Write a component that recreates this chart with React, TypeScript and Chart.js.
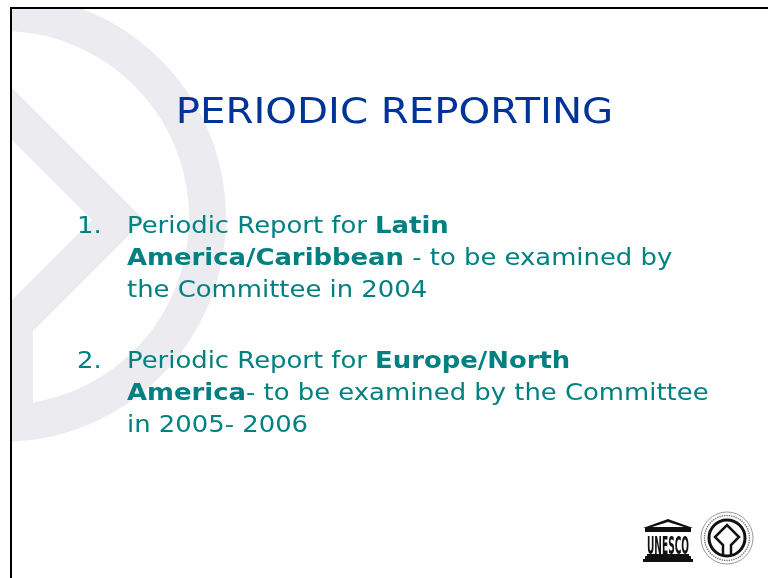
import React, { useEffect, useRef } from "react";
import { Chart, registerables } from "chart.js";

Chart.register(...registerables);

type Seg = [string, boolean];

const TITLE = "PERIODIC REPORTING";
const ITEM_NUMBERS = ["1.", "2."];
const ITEM1_LINES: Seg[][] = [
  [["Periodic Report for ", false], ["Latin", true]],
  [["America/Caribbean", true], [" - to be examined by", false]],
  [["the Committee in 2004", false]],
];
const ITEM2_LINES: Seg[][] = [
  [["Periodic Report for ", false], ["Europe/North", true]],
  [["America", true], ["- to be examined by the Committee", false]],
  [["in 2005- 2006", false]],
];
const ITEMS = [ITEM1_LINES, ITEM2_LINES];
const LOGO_TEXT = "UNESCO";

const W = 768;
const H = 578;
const FONT = '"DejaVu Sans", Verdana, sans-serif';
const TITLE_COLOR = "#003399";
const TEXT_COLOR = "#008080";
const EMBLEM_COLOR = "#ececf0";
const TEXT_STRETCH = 1.125;

function drawEmblem(ctx: CanvasRenderingContext2D) {
  ctx.save();
  ctx.beginPath();
  ctx.rect(12, 9, W - 12, H - 9);
  ctx.clip();
  ctx.fillStyle = EMBLEM_COLOR;
  const cx = 2, cy = 218, R = 224, r = 187;
  ctx.beginPath();
  ctx.arc(cx, cy, R, 0, Math.PI * 2);
  ctx.moveTo(cx + r, cy);
  ctx.arc(cx, cy, r, 0, Math.PI * 2, true);
  ctx.fill();
  ctx.beginPath();
  ctx.moveTo(-10, 66);
  ctx.lineTo(144, 220);
  ctx.lineTo(33, 331);
  ctx.lineTo(33, 420);
  ctx.lineTo(-10, 420);
  ctx.lineTo(-10, 322);
  ctx.lineTo(92, 220);
  ctx.lineTo(-10, 118);
  ctx.closePath();
  ctx.fill();
  ctx.restore();
}

function drawLogos(ctx: CanvasRenderingContext2D) {
  ctx.save();
  ctx.fillStyle = "#111";
  // UNESCO temple
  ctx.beginPath();
  ctx.moveTo(668, 519);
  ctx.lineTo(693, 528);
  ctx.lineTo(643, 528);
  ctx.closePath();
  ctx.fill();
  ctx.fillStyle = "#fff";
  ctx.beginPath();
  ctx.moveTo(668, 522);
  ctx.lineTo(684, 527);
  ctx.lineTo(652, 527);
  ctx.closePath();
  ctx.fill();
  ctx.fillStyle = "#111";
  ctx.fillRect(645, 528, 46, 4);
  ctx.save();
  ctx.font = `bold 25px ${FONT}`;
  ctx.textBaseline = "alphabetic";
  const tw = ctx.measureText(LOGO_TEXT).width;
  ctx.translate(647, 554);
  ctx.scale(42 / tw, 1.0);
  ctx.fillText(LOGO_TEXT, 0, 0);
  ctx.restore();
  ctx.fillRect(647, 554, 42, 2);
  ctx.fillRect(645, 556, 46, 3);
  ctx.fillRect(643, 559, 50, 3);
  // World heritage emblem
  const ex = 727, ey = 538;
  ctx.strokeStyle = "#999";
  ctx.lineWidth = 1;
  ctx.beginPath();
  ctx.arc(ex, ey, 26, 0, Math.PI * 2);
  ctx.stroke();
  ctx.fillStyle = "#777";
  for (let i = 0; i < 60; i++) {
    const a = (i / 60) * Math.PI * 2;
    ctx.fillRect(ex + Math.cos(a) * 22.5 - 0.7, ey + Math.sin(a) * 22.5 - 0.7, 1.4, 1.4);
  }
  ctx.strokeStyle = "#111";
  ctx.lineWidth = 3;
  ctx.beginPath();
  ctx.arc(ex, ey, 18, 0, Math.PI * 2);
  ctx.stroke();
  ctx.lineWidth = 2.5;
  ctx.beginPath();
  ctx.moveTo(ex - 4, ey + 18);
  ctx.lineTo(ex - 4, ey + 7);
  ctx.lineTo(ex - 12, ey - 1);
  ctx.lineTo(ex, ey - 13);
  ctx.lineTo(ex + 12, ey - 1);
  ctx.lineTo(ex + 4, ey + 7);
  ctx.lineTo(ex + 4, ey + 18);
  ctx.stroke();
  ctx.restore();
}

const slidePlugin = {
  id: "slide",
  beforeDraw(chart: any) {
    const ctx: CanvasRenderingContext2D = chart.ctx;
    ctx.save();
    ctx.fillStyle = "#fff";
    ctx.fillRect(0, 0, W, H);
    drawEmblem(ctx);
    ctx.fillStyle = "#000";
    ctx.fillRect(10, 7, W - 10, 2);
    ctx.fillRect(10, 7, 2, H - 7);
    ctx.restore();
  },
  afterDraw(chart: any) {
    const ctx: CanvasRenderingContext2D = chart.ctx;
    ctx.save();
    // Title
    ctx.font = `36px ${FONT}`;
    ctx.fillStyle = TITLE_COLOR;
    ctx.textBaseline = "alphabetic";
    const m = ctx.measureText(TITLE);
    const ink = m.actualBoundingBoxLeft + m.actualBoundingBoxRight;
    const sx = 431 / ink;
    ctx.save();
    ctx.translate(179, 123);
    ctx.scale(sx, 1);
    ctx.fillText(TITLE, m.actualBoundingBoxLeft, 0);
    ctx.restore();
    // Items
    ctx.fillStyle = TEXT_COLOR;
    const baseTops = [233, 368];
    ITEMS.forEach((lines, i) => {
      ctx.save();
      ctx.font = `23px ${FONT}`;
      ctx.translate(77, baseTops[i]);
      ctx.scale(TEXT_STRETCH, 1);
      ctx.fillText(ITEM_NUMBERS[i], 0, 0);
      ctx.restore();
      lines.forEach((segs, j) => {
        const y = baseTops[i] + j * 32;
        ctx.save();
        ctx.translate(127, y);
        ctx.scale(TEXT_STRETCH, 1);
        let x = 0;
        segs.forEach(([txt, bold]) => {
          ctx.font = `${bold ? "bold " : ""}23px ${FONT}`;
          ctx.fillText(txt, x, 0);
          x += ctx.measureText(txt).width;
        });
        ctx.restore();
      });
    });
    drawLogos(ctx);
    ctx.restore();
  },
};

export default function App() {
  const ref = useRef<HTMLCanvasElement | null>(null);
  useEffect(() => {
    document.body.style.margin = "0";
    const canvas = ref.current;
    if (!canvas) return;
    const chart = new Chart(canvas, {
      type: "scatter",
      data: { datasets: [] },
      options: {
        responsive: false,
        animation: false,
        devicePixelRatio: 1,
        plugins: { legend: { display: false }, tooltip: { enabled: false }, title: { display: false } },
        scales: { x: { display: false }, y: { display: false } },
      },
      plugins: [slidePlugin],
    });
    return () => chart.destroy();
  }, []);
  return (
    <div style={{ width: W, height: H }}>
      <canvas ref={ref} width={W} height={H} style={{ display: "block" }} />
    </div>
  );
}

**What is needed**. Please set down each line of the data above exactly as written, without the pictures.

**Result for this task**.
Write a component that recreates this chart with React, TypeScript and Chart.js.
import React, { useEffect, useRef } from "react";
import { Chart, registerables } from "chart.js";

Chart.register(...registerables);

type Seg = [string, boolean];

const TITLE = "PERIODIC REPORTING";
const ITEM_NUMBERS = ["1.", "2."];
const ITEM1_LINES: Seg[][] = [
  [["Periodic Report for ", false], ["Latin", true]],
  [["America/Caribbean", true], [" - to be examined by", false]],
  [["the Committee in 2004", false]],
];
const ITEM2_LINES: Seg[][] = [
  [["Periodic Report for ", false], ["Europe/North", true]],
  [["America", true], ["- to be examined by the Committee", false]],
  [["in 2005- 2006", false]],
];
const ITEMS = [ITEM1_LINES, ITEM2_LINES];
const LOGO_TEXT = "UNESCO";

const W = 768;
const H = 578;
const FONT = '"DejaVu Sans", Verdana, sans-serif';
const TITLE_COLOR = "#003399";
const TEXT_COLOR = "#008080";
const EMBLEM_COLOR = "#ececf0";
const TEXT_STRETCH = 1.125;

function drawEmblem(ctx: CanvasRenderingContext2D) {
  ctx.save();
  ctx.beginPath();
  ctx.rect(12, 9, W - 12, H - 9);
  ctx.clip();
  ctx.fillStyle = EMBLEM_COLOR;
  const cx = 2, cy = 218, R = 224, r = 187;
  ctx.beginPath();
  ctx.arc(cx, cy, R, 0, Math.PI * 2);
  ctx.moveTo(cx + r, cy);
  ctx.arc(cx, cy, r, 0, Math.PI * 2, true);
  ctx.fill();
  ctx.beginPath();
  ctx.moveTo(-10, 66);
  ctx.lineTo(144, 220);
  ctx.lineTo(33, 331);
  ctx.lineTo(33, 420);
  ctx.lineTo(-10, 420);
  ctx.lineTo(-10, 322);
  ctx.lineTo(92, 220);
  ctx.lineTo(-10, 118);
  ctx.closePath();
  ctx.fill();
  ctx.restore();
}

function drawLogos(ctx: CanvasRenderingContext2D) {
  ctx.save();
  ctx.fillStyle = "#111";
  // UNESCO temple
  ctx.beginPath();
  ctx.moveTo(668, 519);
  ctx.lineTo(693, 528);
  ctx.lineTo(643, 528);
  ctx.closePath();
  ctx.fill();
  ctx.fillStyle = "#fff";
  ctx.beginPath();
  ctx.moveTo(668, 522);
  ctx.lineTo(684, 527);
  ctx.lineTo(652, 527);
  ctx.closePath();
  ctx.fill();
  ctx.fillStyle = "#111";
  ctx.fillRect(645, 528, 46, 4);
  ctx.save();
  ctx.font = `bold 25px ${FONT}`;
  ctx.textBaseline = "alphabetic";
  const tw = ctx.measureText(LOGO_TEXT).width;
  ctx.translate(647, 554);
  ctx.scale(42 / tw, 1.0);
  ctx.fillText(LOGO_TEXT, 0, 0);
  ctx.restore();
  ctx.fillRect(647, 554, 42, 2);
  ctx.fillRect(645, 556, 46, 3);
  ctx.fillRect(643, 559, 50, 3);
  // World heritage emblem
  const ex = 727, ey = 538;
  ctx.strokeStyle = "#999";
  ctx.lineWidth = 1;
  ctx.beginPath();
  ctx.arc(ex, ey, 26, 0, Math.PI * 2);
  ctx.stroke();
  ctx.fillStyle = "#777";
  for (let i = 0; i < 60; i++) {
    const a = (i / 60) * Math.PI * 2;
    ctx.fillRect(ex + Math.cos(a) * 22.5 - 0.7, ey + Math.sin(a) * 22.5 - 0.7, 1.4, 1.4);
  }
  ctx.strokeStyle = "#111";
  ctx.lineWidth = 3;
  ctx.beginPath();
  ctx.arc(ex, ey, 18, 0, Math.PI * 2);
  ctx.stroke();
  ctx.lineWidth = 2.5;
  ctx.beginPath();
  ctx.moveTo(ex - 4, ey + 18);
  ctx.lineTo(ex - 4, ey + 7);
  ctx.lineTo(ex - 12, ey - 1);
  ctx.lineTo(ex, ey - 13);
  ctx.lineTo(ex + 12, ey - 1);
  ctx.lineTo(ex + 4, ey + 7);
  ctx.lineTo(ex + 4, ey + 18);
  ctx.stroke();
  ctx.restore();
}

const slidePlugin = {
  id: "slide",
  beforeDraw(chart: any) {
    const ctx: CanvasRenderingContext2D = chart.ctx;
    ctx.save();
    ctx.fillStyle = "#fff";
    ctx.fillRect(0, 0, W, H);
    drawEmblem(ctx);
    ctx.fillStyle = "#000";
    ctx.fillRect(10, 7, W - 10, 2);
    ctx.fillRect(10, 7, 2, H - 7);
    ctx.restore();
  },
  afterDraw(chart: any) {
    const ctx: CanvasRenderingContext2D = chart.ctx;
    ctx.save();
    // Title
    ctx.font = `36px ${FONT}`;
    ctx.fillStyle = TITLE_COLOR;
    ctx.textBaseline = "alphabetic";
    const m = ctx.measureText(TITLE);
    const ink = m.actualBoundingBoxLeft + m.actualBoundingBoxRight;
    const sx = 431 / ink;
    ctx.save();
    ctx.translate(179, 123);
    ctx.scale(sx, 1);
    ctx.fillText(TITLE, m.actualBoundingBoxLeft, 0);
    ctx.restore();
    // Items
    ctx.fillStyle = TEXT_COLOR;
    const baseTops = [233, 368];
    ITEMS.forEach((lines, i) => {
      ctx.save();
      ctx.font = `23px ${FONT}`;
      ctx.translate(77, baseTops[i]);
      ctx.scale(TEXT_STRETCH, 1);
      ctx.fillText(ITEM_NUMBERS[i], 0, 0);
      ctx.restore();
      lines.forEach((segs, j) => {
        const y = baseTops[i] + j * 32;
        ctx.save();
        ctx.translate(127, y);
        ctx.scale(TEXT_STRETCH, 1);
        let x = 0;
        segs.forEach(([txt, bold]) => {
          ctx.font = `${bold ? "bold " : ""}23px ${FONT}`;
          ctx.fillText(txt, x, 0);
          x += ctx.measureText(txt).width;
        });
        ctx.restore();
      });
    });
    drawLogos(ctx);
    ctx.restore();
  },
};

export default function App() {
  const ref = useRef<HTMLCanvasElement | null>(null);
  useEffect(() => {
    document.body.style.margin = "0";
    const canvas = ref.current;
    if (!canvas) return;
    const chart = new Chart(canvas, {
      type: "scatter",
      data: { datasets: [] },
      options: {
        responsive: false,
        animation: false,
        devicePixelRatio: 1,
        plugins: { legend: { display: false }, tooltip: { enabled: false }, title: { display: false } },
        scales: { x: { display: false }, y: { display: false } },
      },
      plugins: [slidePlugin],
    });
    return () => chart.destroy();
  }, []);
  return (
    <div style={{ width: W, height: H }}>
      <canvas ref={ref} width={W} height={H} style={{ display: "block" }} />
    </div>
  );
}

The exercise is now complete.